Fourteen pieces by Assu are on display at the London exhibit, representing five distinct series of work from 2012 to 2018. The exhibit, curated by the Baldwin Gallery of London, is also part of the ORIGINS Festival of First Nations art, which is currently underway in the UK capital.
The Canada Gallery itself is attached to the Canadian High Commission to the UK. It’s located inside Canada House, a showcase building on Trafalgar Square that provides consular and passport services for Canadians abroad.
The centre of the historical British Empire and Canadian colonial project is a unique place to situate Assu’s work, which explicitly confronts romanticized depictions of Canada.

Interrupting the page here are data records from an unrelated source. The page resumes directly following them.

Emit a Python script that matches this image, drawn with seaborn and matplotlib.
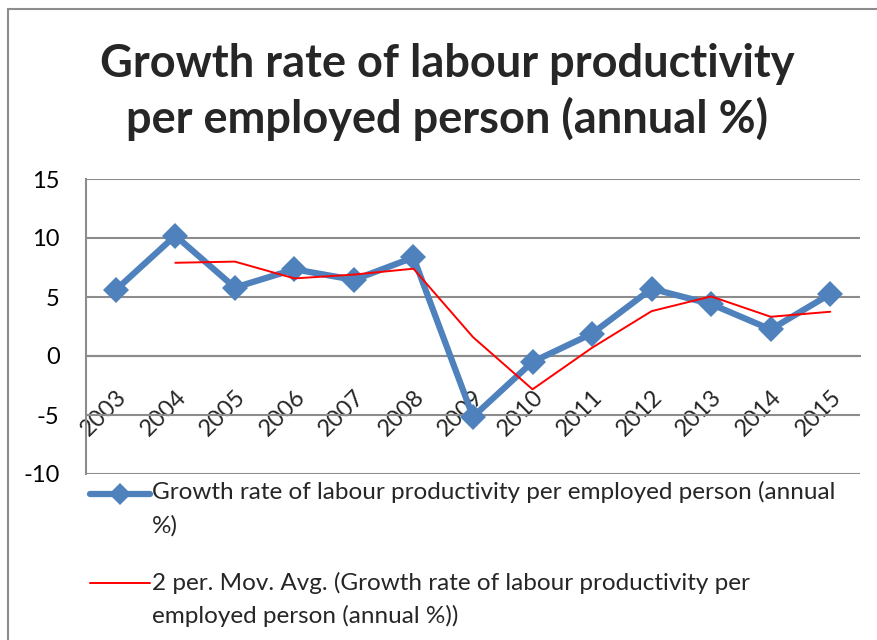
import pandas as pd
import matplotlib.pyplot as plt
import seaborn as sns
from matplotlib.lines import Line2D

years = ["2003", "2004", "2005", "2006", "2007", "2008", "2009",
         "2010", "2011", "2012", "2013", "2014", "2015"]
growth = [5.6, 10.2, 5.8, 7.35, 6.45, 8.35, -5.15, -0.5, 1.9, 5.7, 4.4, 2.25, 5.25]

series_name = "Growth rate of labour productivity per employed person (annual\n%)"
trend_name = "2 per. Mov. Avg. (Growth rate of labour productivity per\nemployed person (annual %))"

df = pd.DataFrame({"year": years, "value": growth})
df["pos"] = range(len(df))
# Excel-style 2 period moving average trendline
df["mov_avg"] = df["value"].rolling(2).mean()

sns.set_theme(style="white")
plt.rcParams["font.family"] = ["Lato", "DejaVu Sans"]
plt.rcParams["axes.unicode_minus"] = False

BLUE = "#4F81BD"
GRID = "#8C8C8C"

fig = plt.figure(figsize=(8.77, 6.4), dpi=100)
ax = fig.add_axes([86/877, 1 - 474/640, (860-86)/877, (474-179)/640])

sns.lineplot(data=df, x="pos", y="value", ax=ax, color=BLUE, linewidth=4.5,
             marker="D", markersize=13, markeredgewidth=0, zorder=3)
sns.lineplot(data=df.dropna(), x="pos", y="mov_avg", ax=ax, color="red",
             linewidth=1.4, zorder=4)

ax.set_xlim(-0.5, len(years) - 0.5)
ax.set_ylim(-10, 15)
ax.set_yticks([-10, -5, 0, 5, 10, 15])
ax.set_xticks(df["pos"], years)
ax.set_xlabel("")
ax.set_ylabel("")

ax.yaxis.grid(True, color=GRID, linewidth=1.5)
ax.set_axisbelow(True)
for s in ["top", "right"]:
    ax.spines[s].set_visible(False)
ax.spines["left"].set_color(GRID)
ax.spines["left"].set_linewidth(1.5)
ax.spines["bottom"].set_position(("data", 0))
ax.spines["bottom"].set_color(GRID)
ax.spines["bottom"].set_linewidth(1.5)

ax.tick_params(axis="y", length=5, color=GRID, width=1.5, labelsize=17, pad=14)
ax.tick_params(axis="y", labelcolor="black")
ax.tick_params(axis="x", length=0, labelsize=17, pad=22)
plt.setp(ax.get_xticklabels(), rotation=45, ha="right", rotation_mode="anchor")

fig.text(0.51, 1 - 92/640, "Growth rate of labour productivity\nper employed person (annual %)",
         ha="center", va="center", fontsize=32.5, fontweight="bold", linespacing=1.3)

# legend below the plot
fig.add_artist(Line2D([90/877, 150/877], [1 - 494/640] * 2, color=BLUE, linewidth=4.5))
fig.add_artist(Line2D([120/877], [1 - 494/640], color=BLUE, marker="D", markersize=11,
                      markeredgewidth=0))
fig.text(152/877, 1 - 481/640, series_name, ha="left", va="top", fontsize=17.5,
         linespacing=1.68)
fig.add_artist(Line2D([90/877, 150/877], [1 - 583/640] * 2, color="red", linewidth=1.4))
fig.text(152/877, 1 - 572/640, trend_name, ha="left", va="top", fontsize=17.5,
         linespacing=1.6)

# chart area border
fig.add_artist(Line2D([8/877, 8/877], [0, 1 - 9/640], color=GRID, linewidth=1.5))
fig.add_artist(Line2D([8/877, 1], [1 - 9/640, 1 - 9/640], color=GRID, linewidth=1.5))

fig.savefig("out.png", dpi=100)
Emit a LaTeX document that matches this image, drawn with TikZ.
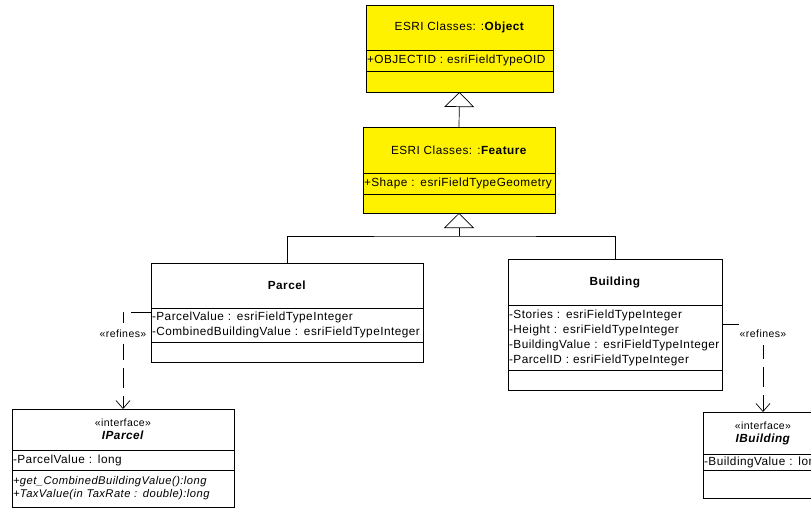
\documentclass[tikz,border=0pt]{standalone}
\usepackage{fontspec}
\setmainfont{Liberation Sans}[LetterSpace=4]
\usetikzlibrary{arrows.meta,positioning}

\begin{document}
\begin{tikzpicture}[
    x=1pt, y=-1pt,
    font=\fontsize{11.8}{15}\selectfont,
    part/.style={draw, line width=0.7pt, inner xsep=1pt, inner ysep=1pt, outer sep=0pt},
    head/.style={part, align=center},
    fields/.style={part, align=left},
    esri/.style={fill=yellow},
    gen/.style={-{Triangle[open, length=15pt, width=30pt]}, line width=0.7pt},
    refine/.style={-{Straight Barb[length=8pt, width=14pt]}, line width=0.7pt, dash pattern=on 20pt off 8pt},
    reflabel/.style={fill=white, font=\fontsize{10.5}{12}\selectfont, inner sep=1pt, minimum height=21pt}
]
\clip (0,0) rectangle (811,509);

% ESRI classes
\node[head, esri, minimum width=187pt, minimum height=45pt] (object) at (459.5,27.5) {ESRI Classes: :\textbf{Object}};
\node[fields, esri, text width=185pt, minimum height=21pt, below=0pt of object] (objectattr) {+OBJECTID : esriFieldTypeOID};
\node[fields, esri, text width=185pt, minimum height=21pt, below=0pt of objectattr] (objectops) {};

\node[head, esri, minimum width=192pt, minimum height=46pt] (feature) at (459,150) {ESRI Classes: :\textbf{Feature}};
\node[fields, esri, text width=190pt, minimum height=21pt, below=0pt of feature] (featureattr) {+Shape : esriFieldTypeGeometry};
\node[fields, esri, text width=190pt, minimum height=19pt, below=0pt of featureattr] (featureops) {};

% Classes
\node[head, minimum width=272pt, minimum height=45pt] (parcel) at (287,285.5) {\textbf{Parcel}};
\node[fields, text width=270pt, minimum height=34pt, below=0pt of parcel] (parcelattr) {-ParcelValue : esriFieldTypeInteger\\-CombinedBuildingValue : esriFieldTypeInteger};
\node[fields, text width=270pt, minimum height=20pt, below=0pt of parcelattr] (parcelops) {};

\node[head, minimum width=214pt, minimum height=46pt] (building) at (615,282) {\textbf{Building}};
\node[fields, text width=212pt, minimum height=65pt, below=0pt of building] (buildingattr) {-Stories : esriFieldTypeInteger\\-Height : esriFieldTypeInteger\\-BuildingValue : esriFieldTypeInteger\\-ParcelID : esriFieldTypeInteger};
\node[fields, text width=212pt, minimum height=20pt, below=0pt of buildingattr] (buildingops) {};

% Interfaces
\node[head, minimum width=222pt, minimum height=41pt] (iparcel) at (123,429.5) {{\fontsize{10.5}{12}\selectfont «interface»}\\[-2pt]\textbf{\textit{IParcel}}};
\node[fields, text width=220pt, minimum height=20pt, below=0pt of iparcel] (iparcelattr) {-ParcelValue : long};
\node[fields, text width=220pt, minimum height=37pt, below=0pt of iparcelattr, font=\fontsize{11.2}{13}\selectfont\itshape] (iparcelops) {+get\_CombinedBuildingValue():long\\+TaxValue(in TaxRate : double):long};

\node[head, minimum width=120pt, minimum height=42pt] (ibuilding) at (763,433) {{\fontsize{10.5}{12}\selectfont «interface»}\\[-2pt]\textbf{\textit{IBuilding}}};
\node[fields, text width=118pt, minimum height=16pt, below=0pt of ibuilding] (ibuildingattr) {-BuildingValue : long};
\node[fields, text width=118pt, minimum height=28pt, below=0pt of ibuildingattr] (ibuildingops) {};

% Generalizations
\coordinate (bus) at (459,236);
\draw[gen] (feature.north) -- (objectops.south);
\draw[line width=0.7pt] (parcel.north) |- (bus) -| (building.north);
\draw[gen] (bus) -- (featureops.south);

% Refines
\draw[refine] ([yshift=-4pt]parcelattr.north west) -| node[reflabel, pos=0.61] (parcelref) {«refines»} (iparcel.north);
\draw[refine] ([yshift=-19pt]buildingattr.north east) -| node[reflabel, pos=0.557] (buildingref) {«refines»} (ibuilding.north);

\end{tikzpicture}
\end{document}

“Everyday is Indigenous Peoples Day and I’m burning down the the facade of Canada (the colonial project) from the inside,” he said. “What is interesting about showing my work at Canada House is that it presents the counter-narrative to that colonial project and contextualizes the hidden history that people either don’t know about or don’t want to know about.
“Don’t get me wrong, I’m proud of this moment, this is a massive accomplishment for my work,” he said of the exhibition, which is called A Radical Mixing. “But I’m not here to wave any flags and I’m not going to pull any punches. So Indigenizing Canada House feels pretty good! I’m starting to see A Radical Remixing as an intervening on the colonial narrative.”
READ MORE: New exhibits at Campbell River Art Gallery unsettle Canadian landscapes
While in England, Assu will also be artist-in-residence at the Sainsbury Centre for Visual Arts at the University of East Anglia in Norwich, where he’ll be staying with his oldest daughter Lily.
At the end of the residency, Assu will give the keynote address at a conference titled “Bringing Light to the Dark: Visual Sovereignties in Contemporary Indigenous Art of the Americas.” Assu will also co-curate an exhibit at the Sainsbury Centre.